Morrer bem importa, aos que vão e aos que ficam

Na eventualidade de ficar demasiado doente para falar por mim mesma, quem deverá tomar decisões ou falar sobre as coisas importantes para mim?

Foto
O preenchimento do testamento vital é um processo rápido Elia Pellegrini

Morrer bem importa, aos que vão e aos que ficam. Num contexto em que menos de 1% dos portugueses têm testemunho vital, será oportuno pensar: na eventualidade de ficar demasiado doente para falar por mim mesma, quem deverá tomar decisões ou falar sobre as coisas importantes para mim?

Não me refiro à eutanásia, isso seria uma simplificação absurda. Refiro-me à escolha sobre querer ou não uma vida artificialmente prolongada quando não se tem hipóteses de viver de forma autónoma. Esta escolha, independentemente da opinião de cada um sobre a morte medicamente assistida, é possível e é importante.

Escolher é bom. Tomar decisões reforça a nossa auto-estima e contribui para a nossa saúde mental e bem-estar. E é um exercício de liberdade. Não iríamos prescindir do nosso direito a escolher uma profissão ou o nome dos nossos filhos. Lutámos por garantir e manter a liberdade de escolher quantos filhos temos e com quem casamos. Podemos hoje exercer a nossa liberdade, apesar de condicionada, ao escolher o que nos acontece quando não podemos responder por nós mesmos.

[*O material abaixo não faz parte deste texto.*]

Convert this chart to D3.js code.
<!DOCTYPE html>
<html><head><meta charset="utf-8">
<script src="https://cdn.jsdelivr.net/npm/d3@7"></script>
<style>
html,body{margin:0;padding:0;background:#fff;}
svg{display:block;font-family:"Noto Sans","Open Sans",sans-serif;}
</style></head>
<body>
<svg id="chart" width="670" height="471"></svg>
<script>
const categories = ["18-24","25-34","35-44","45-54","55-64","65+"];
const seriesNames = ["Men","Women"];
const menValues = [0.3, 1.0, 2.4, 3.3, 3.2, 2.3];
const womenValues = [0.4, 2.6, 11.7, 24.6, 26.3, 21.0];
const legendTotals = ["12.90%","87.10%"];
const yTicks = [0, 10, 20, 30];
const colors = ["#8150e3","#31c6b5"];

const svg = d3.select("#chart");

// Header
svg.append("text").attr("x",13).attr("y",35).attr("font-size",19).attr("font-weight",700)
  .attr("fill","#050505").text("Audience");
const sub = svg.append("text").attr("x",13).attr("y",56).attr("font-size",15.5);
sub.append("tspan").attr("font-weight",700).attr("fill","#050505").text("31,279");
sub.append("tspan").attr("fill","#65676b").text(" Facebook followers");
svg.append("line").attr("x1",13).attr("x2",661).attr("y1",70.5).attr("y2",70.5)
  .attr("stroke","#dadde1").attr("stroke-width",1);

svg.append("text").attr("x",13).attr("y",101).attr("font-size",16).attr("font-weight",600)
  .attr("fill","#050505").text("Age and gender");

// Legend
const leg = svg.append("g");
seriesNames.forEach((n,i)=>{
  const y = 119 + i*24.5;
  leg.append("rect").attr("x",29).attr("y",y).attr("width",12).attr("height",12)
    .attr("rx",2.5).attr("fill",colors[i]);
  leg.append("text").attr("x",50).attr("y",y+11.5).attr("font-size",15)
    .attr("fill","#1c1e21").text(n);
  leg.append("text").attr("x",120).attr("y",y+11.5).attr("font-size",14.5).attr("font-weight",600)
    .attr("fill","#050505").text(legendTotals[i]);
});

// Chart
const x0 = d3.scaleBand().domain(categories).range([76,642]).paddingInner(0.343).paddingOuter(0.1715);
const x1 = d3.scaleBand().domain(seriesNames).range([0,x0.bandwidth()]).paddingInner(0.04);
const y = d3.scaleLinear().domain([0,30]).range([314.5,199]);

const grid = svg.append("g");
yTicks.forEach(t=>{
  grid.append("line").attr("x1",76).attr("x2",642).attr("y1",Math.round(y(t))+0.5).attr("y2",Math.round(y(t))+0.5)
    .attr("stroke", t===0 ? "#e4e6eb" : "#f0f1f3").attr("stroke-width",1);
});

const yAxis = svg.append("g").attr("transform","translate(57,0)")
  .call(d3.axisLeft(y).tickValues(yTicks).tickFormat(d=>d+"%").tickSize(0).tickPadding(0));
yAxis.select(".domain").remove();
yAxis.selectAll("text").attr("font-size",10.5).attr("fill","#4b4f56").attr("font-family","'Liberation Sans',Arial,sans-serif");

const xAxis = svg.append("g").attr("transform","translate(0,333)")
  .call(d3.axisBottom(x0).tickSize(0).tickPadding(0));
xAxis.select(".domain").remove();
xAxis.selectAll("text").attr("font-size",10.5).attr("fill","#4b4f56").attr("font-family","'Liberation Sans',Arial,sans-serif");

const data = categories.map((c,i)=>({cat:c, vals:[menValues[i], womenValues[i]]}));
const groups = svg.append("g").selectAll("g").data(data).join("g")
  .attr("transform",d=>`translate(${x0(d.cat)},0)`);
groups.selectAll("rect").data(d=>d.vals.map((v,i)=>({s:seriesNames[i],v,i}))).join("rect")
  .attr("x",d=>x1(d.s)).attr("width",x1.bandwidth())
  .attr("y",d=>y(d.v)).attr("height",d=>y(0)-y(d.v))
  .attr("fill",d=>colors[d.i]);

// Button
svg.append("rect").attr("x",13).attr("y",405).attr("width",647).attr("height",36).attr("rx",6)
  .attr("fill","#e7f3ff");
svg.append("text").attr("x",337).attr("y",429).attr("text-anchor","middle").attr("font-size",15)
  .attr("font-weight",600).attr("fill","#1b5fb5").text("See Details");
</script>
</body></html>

Muitos dos que enfrentam sérias ameaças à sua qualidade de vida, confiam aos médicos as suas decisões. Porque decidir pode ser muito difícil. Há assuntos em que não nos consideramos conhecedores o suficiente, ou em que temos medo de decidir.

Proponho uma reflexão.

Hoje vivemos mais tempo, e melhor. No último século, a idade mínima para trabalhar e a escolaridade obrigatória aumentaram, somos jovens mais tempo. Mas a longevidade também significa que vivemos mais tempo de velhice, período em que a qualidade de vida tende a piorar. Assistimos, hoje, ao aumento dos casos e da duração de tempo em que a sustentação da vida requer cuidados de terceiros.

Os avanços na medicina e na tecnologia permitem melhorar a qualidade de vida, e permitem que esta se prolongue, mesmo que artificialmente, por via de máquinas e medicamentos. É nesta situação, ligada à nossa autonomia, ou falta dela, que vejo o poder da tecnologia para desumanizar a forma como vivemos e morremos.

Se os centros de saúde e os hospitais são os melhores sítios onde encontrar tratamento, não são necessariamente os melhores onde morrer. Afinal, a função de um neurologista ou de um cardiologista é focada no tratamento.

Em resposta à pergunta feita nas primeiras linhas neste texto: sabemos que quando não decidimos alguém vai decidir por nós. Em situações intratáveis, passar a nossa decisão para outros, ou para a responsabilidade dos profissionais de saúde a quem cabe tratar, pode ter resultados negativos, pode levar ao sofrimento prolongado, nosso, e da nossa família.

Por ter perdido uma amiga jovem, e por conhecer de perto a realidade de um lar de idosos, procurei saber como exercer o meu direito relativamente a estas situações inesperadas. Encontrei e fi-lo. O preenchimento do testamento vital é um processo rápido que estabelece, através de um documento simples, em que condições o próprio entende que a vida deve ou não ser prolongada artificialmente quando, e somente quando, já não se pode viver de forma autónoma.

Os debates actuais sobre os modelos de assistência ao envelhecimento e à doença terminal, como o da eutanásia, são essenciais e pertinentes. Mas não podem ser feitos só com a participação de peritos em saúde e em ética. Precisam da sua participação. Porque não se discute a escolha mas sim, o poder escolher.

E, como suponho que concordem, escolher é bom. Para nós e para os outros.